Rivers and streams considered non-navigable, because the vehicle drives over shallows

 - 

High-efficiency, high-speed recreational and transport boating (even without a marina berth)

 - 

Disaster response and flood rescue

 - 

Military logistics and shore landing, Unmanned Amphibious Combat Vehicle (UACV)

In short: specialized amphibious vehicles. Not yet a universal solution.

Design philosophy

True all-terrain capability
Unlike conventional solutions that require separate systems for land and water, ARWIMS integrates both functions into the same propulsion architecture.
The result is a seamless amphibious capability without compromise in operational versatility.

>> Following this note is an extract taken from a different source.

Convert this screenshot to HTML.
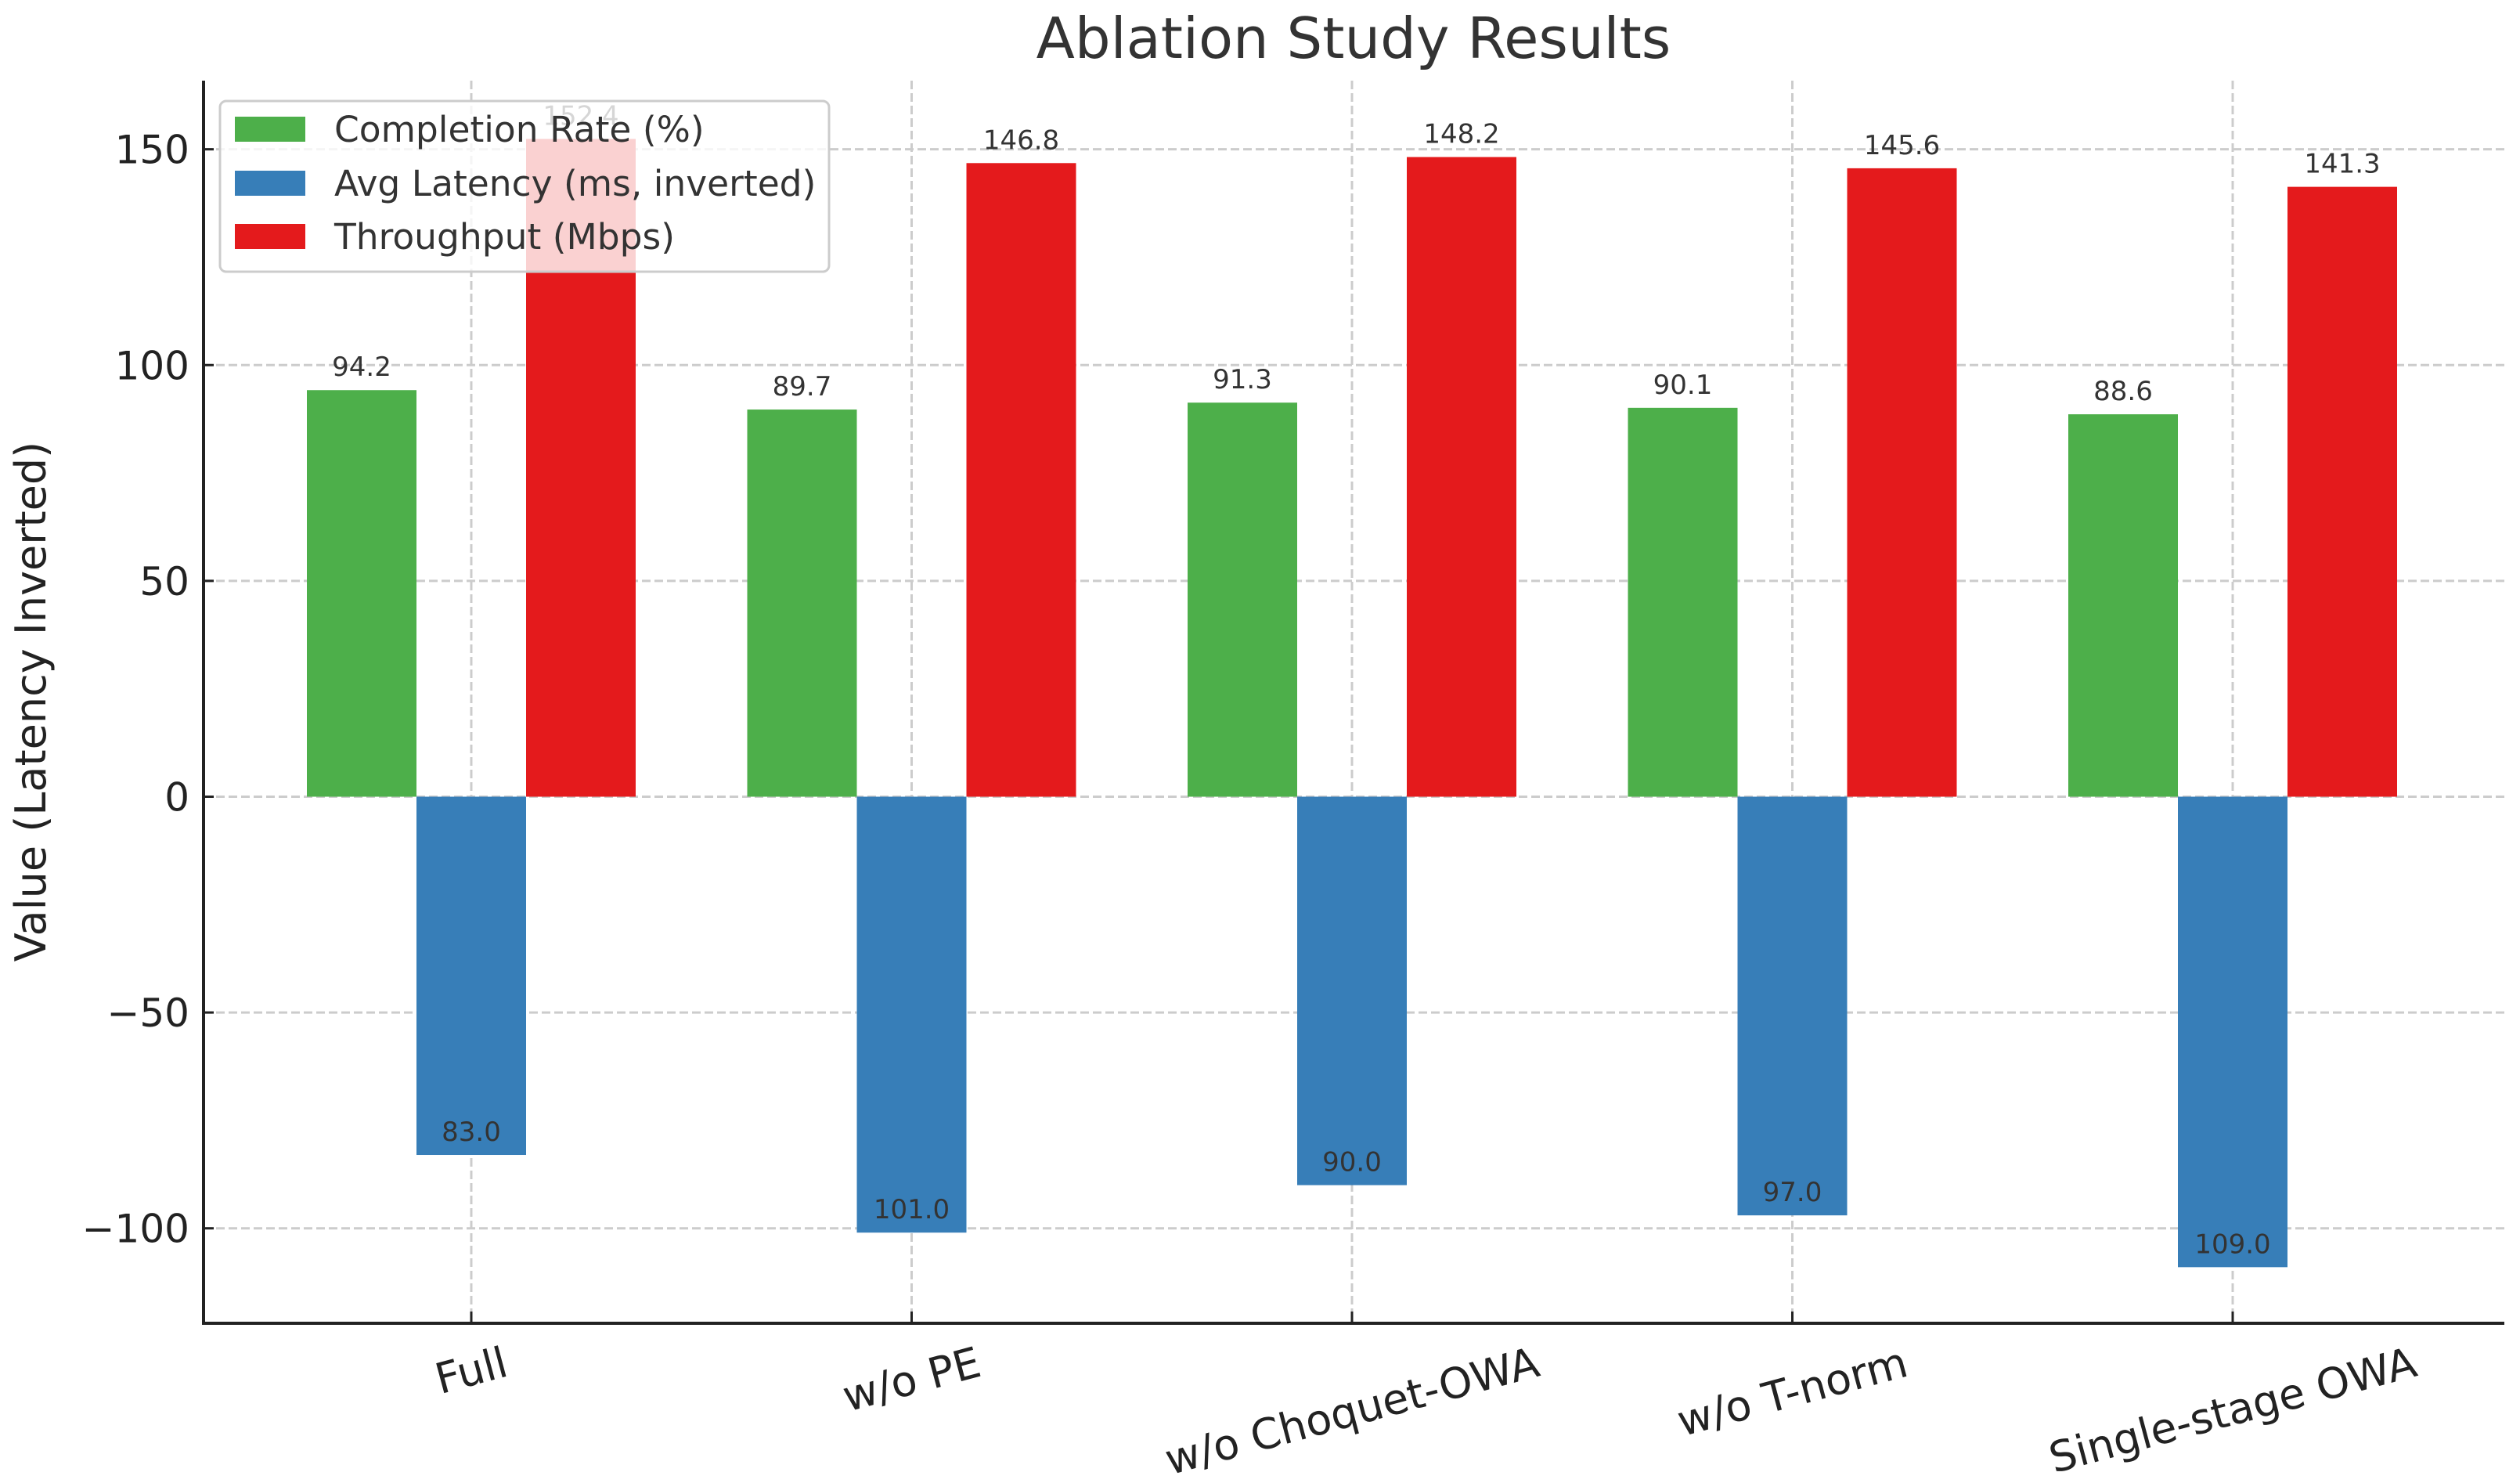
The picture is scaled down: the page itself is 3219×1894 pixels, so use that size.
<!DOCTYPE html>
<html><head><meta charset="utf-8"><style>
html,body{margin:0;padding:0;background:#fff}
svg{display:block;font-family:"DejaVu Sans","Liberation Sans",sans-serif}
</style></head><body>
<svg id="chart" width="3219" height="1894" viewBox="0 0 3219 1894" xmlns="http://www.w3.org/2000/svg">
<rect width="3219" height="1894" fill="#fff"/>
<text x="1729" y="74" font-size="72" text-anchor="middle" fill="#333">Ablation Study Results</text>
<text transform="translate(58,896) rotate(-90)" font-size="54" text-anchor="middle" fill="#222">Value (Latency Inverted)</text>
<g id="grid"></g>
<g id="bars"></g>
<g id="labels"></g>
<g id="axes"></g>
<g id="legend">
  <rect x="281" y="129" width="778" height="218" rx="8" fill="#fff" fill-opacity="0.8" stroke="#ccc" stroke-width="3"/>
  <rect x="300" y="149" width="90" height="32" fill="#4daf4a"/>
  <text x="427" y="181" font-size="45.5" fill="#333">Completion Rate (%)</text>
  <rect x="300" y="218" width="90" height="32" fill="#377eb8"/>
  <text x="427" y="250" font-size="45.5" fill="#333">Avg Latency (ms, inverted)</text>
  <rect x="300" y="286" width="90" height="32" fill="#e41a1c"/>
  <text x="427" y="318" font-size="45.5" fill="#333">Throughput (Mbps)</text>
</g>
</svg>
<script>
const categories = ["Full", "w/o PE", "w/o Choquet-OWA", "w/o T-norm", "Single-stage OWA"];
const completion = [94.2, 89.7, 91.3, 90.1, 88.6];
const latency = [83.0, 101.0, 90.0, 97.0, 109.0];
const throughput = [152.4, 146.8, 148.2, 145.6, 141.3];
const yTicks = [-100, -50, 0, 50, 100, 150];
const yTickLabels = ["\u2212100", "\u221250", "0", "50", "100", "150"];

const NS = "http://www.w3.org/2000/svg";
const L = 260, R = 3199, T = 103, B = 1690;
const yMin = -122.0, yMax = 165.9;
function yScale(v){ return B - (v - yMin) / (yMax - yMin) * (B - T); }
const step = 562.5, x0 = 602;
function xScale(i){ return x0 + i * step; }
const barW = 140;
const rot = 15 * Math.PI / 180;
const xFont = 54;

function mk(tag, attrs, parent){
  const e = document.createElementNS(NS, tag);
  for (const k in attrs) e.setAttribute(k, attrs[k]);
  parent.appendChild(e);
  return e;
}
const grid = document.getElementById('grid');
const bars = document.getElementById('bars');
const labels = document.getElementById('labels');
const axes = document.getElementById('axes');

yTicks.forEach((t, i) => {
  const y = yScale(t);
  const g = mk('line', {x1:L, x2:R, y1:y, y2:y, stroke:'#ccc', 'stroke-width':3, 'stroke-dasharray':'11,5'}, grid);
  
  
  const tk = mk('line', {x1:L, x2:L+13, y1:y, y2:y, stroke:'#222', 'stroke-width':3}, axes);
  
  
  const tx = mk('text', {x:L-18, y:y+18, 'font-size':50, 'text-anchor':'end', fill:'#222'}, axes);
  tx.textContent = yTickLabels[i];
  
  
});

const textH = xFont * 1.1;
const bboxTop = B + 20;

categories.forEach((c, i) => {
  const x = xScale(i);
  const g = mk('line', {x1:x, x2:x, y1:T, y2:B, stroke:'#ccc', 'stroke-width':3, 'stroke-dasharray':'11,5'}, grid);
  
  
  const tk = mk('line', {x1:x, x2:x, y1:B-15, y2:B, stroke:'#222', 'stroke-width':3}, axes);
  
  
  const tx = mk('text', {x:0, y:0, 'font-size':xFont, 'text-anchor':'middle', 'dominant-baseline':'central', fill:'#222'}, axes);
  tx.textContent = c;
  
  
  const w = tx.getComputedTextLength();
  const bh = w * Math.sin(rot) + textH * Math.cos(rot);
  const cy = bboxTop + bh / 2;
  tx.setAttribute('transform', `translate(${x},${cy}) rotate(-15)`);

  const series = [
    {v: completion[i], disp: completion[i], color:'#4daf4a', off:-barW, name:'bar-completion'},
    {v: -latency[i], disp: latency[i], color:'#377eb8', off:0, name:'bar-latency'},
    {v: throughput[i], disp: throughput[i], color:'#e41a1c', off:barW, name:'bar-throughput'}
  ];
  series.forEach(s => {
    const cx = x + s.off;
    const y0 = yScale(0), y1 = yScale(s.v);
    const r = mk('rect', {x:cx-barW/2, y:Math.min(y0,y1), width:barW, height:Math.abs(y1-y0), fill:s.color}, bars);
    
    
    const lb = mk('text', {x:cx, y:y1-18, 'font-size':34, 'text-anchor':'middle', fill:'#333'}, labels);
    lb.textContent = s.disp.toFixed(1);
    
    
  });
});

const ax1 = mk('line', {x1:L, x2:L, y1:T, y2:B+2, stroke:'#222', 'stroke-width':4}, axes);


const ax2 = mk('line', {x1:L-2, x2:R, y1:B, y2:B, stroke:'#222', 'stroke-width':4}, axes);


</script>
</body></html>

The secret behind ARWIMS is straightforward:

A conventional hull rubs against the water and slows the vessel down, while an ARWIMS track rubs against the water… and accelerates it.

By replacing a fixed surface (the hull) with a moving surface (the track), the direction of friction is reversed: instead of dissipating energy, it generates thrust.

The result is minimal resistance, additional propulsion, zero impact losses, no ventilation and no cavitation, delivering an overall efficiency that conventional marine propulsion simply cannot reach.

This fundamental inversion of the role of friction is what makes ARWIMS not just viable, but inevitably high-performance.